_PROMPT_. Begin at the first line of the data and copy each line through the one containing "var groupP = ['< 0.01', '= 0.02'];", that line included, with no pictures.

_DATA EXCERPT_.

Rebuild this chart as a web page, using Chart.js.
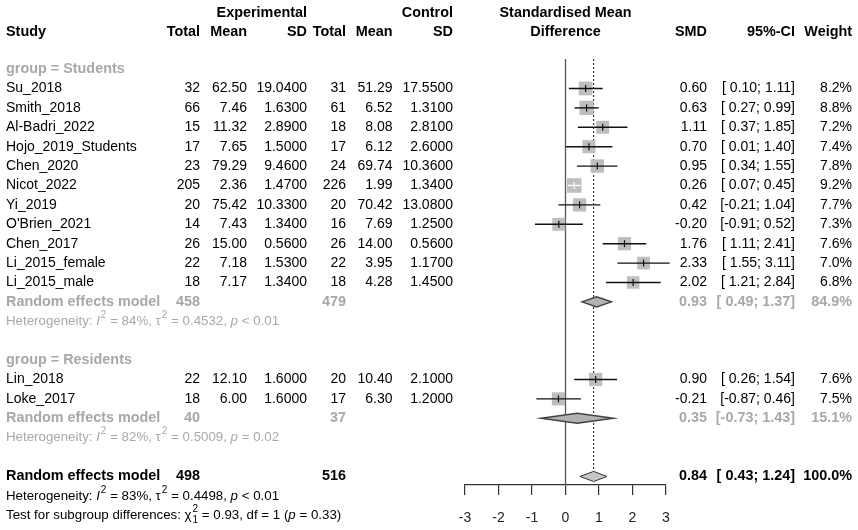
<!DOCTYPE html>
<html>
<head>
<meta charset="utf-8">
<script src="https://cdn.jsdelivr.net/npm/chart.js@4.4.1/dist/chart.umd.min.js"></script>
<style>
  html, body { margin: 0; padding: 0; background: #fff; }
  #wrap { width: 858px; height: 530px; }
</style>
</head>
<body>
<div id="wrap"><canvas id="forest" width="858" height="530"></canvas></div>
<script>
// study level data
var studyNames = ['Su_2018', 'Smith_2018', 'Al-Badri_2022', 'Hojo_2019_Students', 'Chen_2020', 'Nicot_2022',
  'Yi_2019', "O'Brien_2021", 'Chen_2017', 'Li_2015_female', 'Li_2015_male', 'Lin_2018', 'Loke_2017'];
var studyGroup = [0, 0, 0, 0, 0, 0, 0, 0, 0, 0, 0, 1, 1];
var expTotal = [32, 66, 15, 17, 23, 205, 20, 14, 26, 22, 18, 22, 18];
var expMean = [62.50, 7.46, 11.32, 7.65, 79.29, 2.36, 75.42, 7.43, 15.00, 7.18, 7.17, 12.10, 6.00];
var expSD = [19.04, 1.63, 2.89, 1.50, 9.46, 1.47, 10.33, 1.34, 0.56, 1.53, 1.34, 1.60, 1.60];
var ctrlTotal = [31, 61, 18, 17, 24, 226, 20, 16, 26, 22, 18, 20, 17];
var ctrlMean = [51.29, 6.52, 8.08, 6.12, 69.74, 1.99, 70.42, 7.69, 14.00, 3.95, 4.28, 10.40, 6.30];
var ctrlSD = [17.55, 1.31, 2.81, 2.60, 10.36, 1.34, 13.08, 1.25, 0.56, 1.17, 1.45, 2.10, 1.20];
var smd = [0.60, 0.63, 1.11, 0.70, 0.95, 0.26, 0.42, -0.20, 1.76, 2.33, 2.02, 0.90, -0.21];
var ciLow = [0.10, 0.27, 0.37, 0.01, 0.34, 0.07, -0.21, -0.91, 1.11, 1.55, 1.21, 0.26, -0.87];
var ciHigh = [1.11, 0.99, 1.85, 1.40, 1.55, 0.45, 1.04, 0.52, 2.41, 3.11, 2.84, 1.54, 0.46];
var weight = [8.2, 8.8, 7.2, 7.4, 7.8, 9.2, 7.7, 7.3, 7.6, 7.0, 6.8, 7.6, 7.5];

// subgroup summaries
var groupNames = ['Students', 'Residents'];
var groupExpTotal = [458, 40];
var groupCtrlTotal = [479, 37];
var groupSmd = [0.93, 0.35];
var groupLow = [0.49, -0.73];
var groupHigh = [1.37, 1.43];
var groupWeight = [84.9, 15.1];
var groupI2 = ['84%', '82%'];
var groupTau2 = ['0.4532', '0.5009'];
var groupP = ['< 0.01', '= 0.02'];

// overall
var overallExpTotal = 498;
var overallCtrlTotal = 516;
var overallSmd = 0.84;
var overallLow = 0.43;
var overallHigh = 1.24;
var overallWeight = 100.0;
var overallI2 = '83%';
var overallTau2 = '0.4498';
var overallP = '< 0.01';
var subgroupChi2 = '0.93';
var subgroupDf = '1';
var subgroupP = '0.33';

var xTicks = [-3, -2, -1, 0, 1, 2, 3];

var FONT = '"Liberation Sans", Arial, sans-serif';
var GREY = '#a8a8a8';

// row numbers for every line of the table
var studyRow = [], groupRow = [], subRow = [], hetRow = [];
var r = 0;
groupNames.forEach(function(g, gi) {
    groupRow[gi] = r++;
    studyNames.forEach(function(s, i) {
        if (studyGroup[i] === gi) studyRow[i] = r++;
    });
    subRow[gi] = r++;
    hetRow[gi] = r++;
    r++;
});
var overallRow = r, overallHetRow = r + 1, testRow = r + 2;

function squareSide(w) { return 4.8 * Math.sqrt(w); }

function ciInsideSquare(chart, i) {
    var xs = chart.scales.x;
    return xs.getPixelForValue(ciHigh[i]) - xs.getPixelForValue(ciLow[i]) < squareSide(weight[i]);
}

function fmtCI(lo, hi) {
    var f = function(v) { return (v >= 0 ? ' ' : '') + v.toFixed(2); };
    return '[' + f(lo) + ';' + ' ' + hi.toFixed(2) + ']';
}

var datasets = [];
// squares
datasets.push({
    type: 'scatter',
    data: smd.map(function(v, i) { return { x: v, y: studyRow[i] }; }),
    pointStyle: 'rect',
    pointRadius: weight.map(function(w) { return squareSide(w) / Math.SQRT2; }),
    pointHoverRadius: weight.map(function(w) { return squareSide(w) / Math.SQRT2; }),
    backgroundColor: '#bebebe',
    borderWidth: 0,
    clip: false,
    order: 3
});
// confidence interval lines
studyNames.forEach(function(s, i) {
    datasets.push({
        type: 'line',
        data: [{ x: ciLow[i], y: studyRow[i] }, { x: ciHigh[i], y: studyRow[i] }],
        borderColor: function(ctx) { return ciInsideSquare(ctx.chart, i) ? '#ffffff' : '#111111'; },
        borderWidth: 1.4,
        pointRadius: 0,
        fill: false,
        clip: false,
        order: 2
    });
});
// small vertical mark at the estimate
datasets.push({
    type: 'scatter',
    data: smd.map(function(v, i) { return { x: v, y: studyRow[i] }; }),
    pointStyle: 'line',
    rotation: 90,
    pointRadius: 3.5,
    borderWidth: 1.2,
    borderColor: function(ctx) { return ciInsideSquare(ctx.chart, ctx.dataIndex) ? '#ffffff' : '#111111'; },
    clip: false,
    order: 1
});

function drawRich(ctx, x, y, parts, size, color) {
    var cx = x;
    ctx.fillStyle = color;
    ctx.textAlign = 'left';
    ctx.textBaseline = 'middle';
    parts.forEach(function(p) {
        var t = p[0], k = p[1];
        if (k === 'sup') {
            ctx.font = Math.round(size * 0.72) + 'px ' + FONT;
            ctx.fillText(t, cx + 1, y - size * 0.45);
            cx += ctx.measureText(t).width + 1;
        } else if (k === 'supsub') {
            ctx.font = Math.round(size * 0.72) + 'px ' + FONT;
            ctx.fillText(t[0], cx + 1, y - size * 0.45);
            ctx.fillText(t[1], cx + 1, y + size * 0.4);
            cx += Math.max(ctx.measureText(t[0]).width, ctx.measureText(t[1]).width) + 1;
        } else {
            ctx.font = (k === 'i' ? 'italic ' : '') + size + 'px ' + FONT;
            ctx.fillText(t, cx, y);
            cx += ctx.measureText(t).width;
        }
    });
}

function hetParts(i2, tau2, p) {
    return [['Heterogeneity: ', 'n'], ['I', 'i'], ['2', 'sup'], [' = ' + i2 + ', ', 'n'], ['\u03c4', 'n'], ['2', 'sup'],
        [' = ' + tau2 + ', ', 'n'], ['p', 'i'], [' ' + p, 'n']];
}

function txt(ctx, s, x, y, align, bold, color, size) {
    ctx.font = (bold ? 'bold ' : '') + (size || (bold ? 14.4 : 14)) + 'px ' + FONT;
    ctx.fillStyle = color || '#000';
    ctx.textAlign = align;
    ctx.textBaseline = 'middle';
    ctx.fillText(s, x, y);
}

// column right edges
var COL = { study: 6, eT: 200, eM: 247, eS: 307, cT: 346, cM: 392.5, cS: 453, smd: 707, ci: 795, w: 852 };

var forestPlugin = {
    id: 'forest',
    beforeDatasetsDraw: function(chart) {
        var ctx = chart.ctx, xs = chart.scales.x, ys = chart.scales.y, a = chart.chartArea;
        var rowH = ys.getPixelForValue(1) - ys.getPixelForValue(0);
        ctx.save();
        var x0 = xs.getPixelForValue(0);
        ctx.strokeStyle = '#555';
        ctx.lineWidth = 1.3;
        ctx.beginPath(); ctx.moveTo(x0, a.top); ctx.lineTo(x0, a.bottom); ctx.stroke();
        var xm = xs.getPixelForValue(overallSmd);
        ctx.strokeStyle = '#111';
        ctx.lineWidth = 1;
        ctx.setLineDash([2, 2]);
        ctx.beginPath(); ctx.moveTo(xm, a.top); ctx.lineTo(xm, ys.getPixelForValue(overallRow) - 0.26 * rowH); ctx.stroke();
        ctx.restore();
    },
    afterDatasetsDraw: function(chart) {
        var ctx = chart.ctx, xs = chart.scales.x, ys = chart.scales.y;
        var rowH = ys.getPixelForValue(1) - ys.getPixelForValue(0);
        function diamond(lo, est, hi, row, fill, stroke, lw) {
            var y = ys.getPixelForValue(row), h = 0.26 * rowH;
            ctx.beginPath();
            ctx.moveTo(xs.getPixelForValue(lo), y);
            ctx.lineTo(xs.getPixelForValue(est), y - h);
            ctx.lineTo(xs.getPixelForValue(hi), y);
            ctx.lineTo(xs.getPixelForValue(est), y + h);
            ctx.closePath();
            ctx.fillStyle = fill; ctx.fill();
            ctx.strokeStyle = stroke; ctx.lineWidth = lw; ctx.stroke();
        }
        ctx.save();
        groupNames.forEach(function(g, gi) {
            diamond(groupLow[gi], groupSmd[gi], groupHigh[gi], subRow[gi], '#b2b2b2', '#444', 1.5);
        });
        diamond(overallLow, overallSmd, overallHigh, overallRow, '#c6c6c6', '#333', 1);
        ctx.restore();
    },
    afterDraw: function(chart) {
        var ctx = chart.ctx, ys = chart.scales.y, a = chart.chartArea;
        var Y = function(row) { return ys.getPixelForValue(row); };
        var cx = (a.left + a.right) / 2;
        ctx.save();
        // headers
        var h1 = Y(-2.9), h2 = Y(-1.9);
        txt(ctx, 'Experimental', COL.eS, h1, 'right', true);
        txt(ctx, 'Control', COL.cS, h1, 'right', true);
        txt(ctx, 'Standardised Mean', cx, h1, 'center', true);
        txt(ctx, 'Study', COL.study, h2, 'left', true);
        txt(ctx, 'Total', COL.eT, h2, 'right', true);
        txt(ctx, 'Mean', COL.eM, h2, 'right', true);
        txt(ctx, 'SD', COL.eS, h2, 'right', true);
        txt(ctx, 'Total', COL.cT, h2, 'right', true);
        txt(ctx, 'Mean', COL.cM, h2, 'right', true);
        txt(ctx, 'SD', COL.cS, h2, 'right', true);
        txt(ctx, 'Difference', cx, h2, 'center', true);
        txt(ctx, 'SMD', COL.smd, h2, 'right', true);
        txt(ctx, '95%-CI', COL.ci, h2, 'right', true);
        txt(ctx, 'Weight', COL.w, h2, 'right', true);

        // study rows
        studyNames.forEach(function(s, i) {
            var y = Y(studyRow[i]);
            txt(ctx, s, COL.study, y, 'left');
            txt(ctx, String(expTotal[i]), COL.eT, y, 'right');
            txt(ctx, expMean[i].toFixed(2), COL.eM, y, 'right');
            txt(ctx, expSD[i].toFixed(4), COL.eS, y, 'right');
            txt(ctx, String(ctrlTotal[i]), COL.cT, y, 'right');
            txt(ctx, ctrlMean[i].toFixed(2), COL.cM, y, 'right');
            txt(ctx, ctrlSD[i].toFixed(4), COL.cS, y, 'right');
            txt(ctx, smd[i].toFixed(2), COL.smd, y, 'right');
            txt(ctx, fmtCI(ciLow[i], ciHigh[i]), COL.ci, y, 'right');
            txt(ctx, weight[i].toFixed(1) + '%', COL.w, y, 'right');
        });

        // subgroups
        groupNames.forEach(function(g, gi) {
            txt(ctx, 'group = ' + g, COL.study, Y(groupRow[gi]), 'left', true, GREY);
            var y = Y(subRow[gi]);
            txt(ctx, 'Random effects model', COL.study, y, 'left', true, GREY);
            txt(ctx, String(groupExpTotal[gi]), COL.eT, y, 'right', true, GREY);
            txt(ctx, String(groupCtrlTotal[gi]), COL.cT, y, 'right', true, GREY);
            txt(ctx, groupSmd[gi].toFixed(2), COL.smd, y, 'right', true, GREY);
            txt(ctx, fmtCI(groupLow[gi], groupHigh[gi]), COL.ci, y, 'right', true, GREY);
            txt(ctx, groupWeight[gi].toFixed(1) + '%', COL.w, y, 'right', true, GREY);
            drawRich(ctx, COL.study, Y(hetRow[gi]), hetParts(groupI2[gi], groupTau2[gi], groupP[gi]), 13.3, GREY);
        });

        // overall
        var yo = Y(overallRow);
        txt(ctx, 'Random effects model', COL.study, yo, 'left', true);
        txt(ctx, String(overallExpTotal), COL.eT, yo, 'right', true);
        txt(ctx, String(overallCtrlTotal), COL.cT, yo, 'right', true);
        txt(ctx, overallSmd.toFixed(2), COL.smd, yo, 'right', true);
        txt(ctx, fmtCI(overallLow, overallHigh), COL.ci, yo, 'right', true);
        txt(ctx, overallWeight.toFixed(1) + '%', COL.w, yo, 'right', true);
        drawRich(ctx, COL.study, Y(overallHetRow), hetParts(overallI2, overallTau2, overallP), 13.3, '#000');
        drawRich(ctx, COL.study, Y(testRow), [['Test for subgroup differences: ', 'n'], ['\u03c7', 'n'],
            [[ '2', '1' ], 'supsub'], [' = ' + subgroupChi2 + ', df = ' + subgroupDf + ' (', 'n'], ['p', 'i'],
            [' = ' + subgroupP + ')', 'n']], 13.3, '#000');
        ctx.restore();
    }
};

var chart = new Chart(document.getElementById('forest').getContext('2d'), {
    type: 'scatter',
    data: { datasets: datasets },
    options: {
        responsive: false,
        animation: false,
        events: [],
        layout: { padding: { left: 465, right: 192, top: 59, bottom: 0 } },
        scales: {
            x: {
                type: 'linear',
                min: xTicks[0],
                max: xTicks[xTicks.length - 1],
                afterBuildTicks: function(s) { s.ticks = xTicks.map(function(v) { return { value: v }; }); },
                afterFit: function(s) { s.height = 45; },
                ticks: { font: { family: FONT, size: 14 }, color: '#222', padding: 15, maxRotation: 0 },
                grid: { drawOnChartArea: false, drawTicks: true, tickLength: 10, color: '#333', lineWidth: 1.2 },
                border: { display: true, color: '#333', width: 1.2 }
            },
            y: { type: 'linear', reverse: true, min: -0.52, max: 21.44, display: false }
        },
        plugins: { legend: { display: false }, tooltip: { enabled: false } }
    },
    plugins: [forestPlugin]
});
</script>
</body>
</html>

_SOLVED EXERCISE_.
Rebuild this chart as a web page, using Chart.js.
<!DOCTYPE html>
<html>
<head>
<meta charset="utf-8">
<script src="https://cdn.jsdelivr.net/npm/chart.js@4.4.1/dist/chart.umd.min.js"></script>
<style>
  html, body { margin: 0; padding: 0; background: #fff; }
  #wrap { width: 858px; height: 530px; }
</style>
</head>
<body>
<div id="wrap"><canvas id="forest" width="858" height="530"></canvas></div>
<script>
// study level data
var studyNames = ['Su_2018', 'Smith_2018', 'Al-Badri_2022', 'Hojo_2019_Students', 'Chen_2020', 'Nicot_2022',
  'Yi_2019', "O'Brien_2021", 'Chen_2017', 'Li_2015_female', 'Li_2015_male', 'Lin_2018', 'Loke_2017'];
var studyGroup = [0, 0, 0, 0, 0, 0, 0, 0, 0, 0, 0, 1, 1];
var expTotal = [32, 66, 15, 17, 23, 205, 20, 14, 26, 22, 18, 22, 18];
var expMean = [62.50, 7.46, 11.32, 7.65, 79.29, 2.36, 75.42, 7.43, 15.00, 7.18, 7.17, 12.10, 6.00];
var expSD = [19.04, 1.63, 2.89, 1.50, 9.46, 1.47, 10.33, 1.34, 0.56, 1.53, 1.34, 1.60, 1.60];
var ctrlTotal = [31, 61, 18, 17, 24, 226, 20, 16, 26, 22, 18, 20, 17];
var ctrlMean = [51.29, 6.52, 8.08, 6.12, 69.74, 1.99, 70.42, 7.69, 14.00, 3.95, 4.28, 10.40, 6.30];
var ctrlSD = [17.55, 1.31, 2.81, 2.60, 10.36, 1.34, 13.08, 1.25, 0.56, 1.17, 1.45, 2.10, 1.20];
var smd = [0.60, 0.63, 1.11, 0.70, 0.95, 0.26, 0.42, -0.20, 1.76, 2.33, 2.02, 0.90, -0.21];
var ciLow = [0.10, 0.27, 0.37, 0.01, 0.34, 0.07, -0.21, -0.91, 1.11, 1.55, 1.21, 0.26, -0.87];
var ciHigh = [1.11, 0.99, 1.85, 1.40, 1.55, 0.45, 1.04, 0.52, 2.41, 3.11, 2.84, 1.54, 0.46];
var weight = [8.2, 8.8, 7.2, 7.4, 7.8, 9.2, 7.7, 7.3, 7.6, 7.0, 6.8, 7.6, 7.5];

// subgroup summaries
var groupNames = ['Students', 'Residents'];
var groupExpTotal = [458, 40];
var groupCtrlTotal = [479, 37];
var groupSmd = [0.93, 0.35];
var groupLow = [0.49, -0.73];
var groupHigh = [1.37, 1.43];
var groupWeight = [84.9, 15.1];
var groupI2 = ['84%', '82%'];
var groupTau2 = ['0.4532', '0.5009'];
var groupP = ['< 0.01', '= 0.02'];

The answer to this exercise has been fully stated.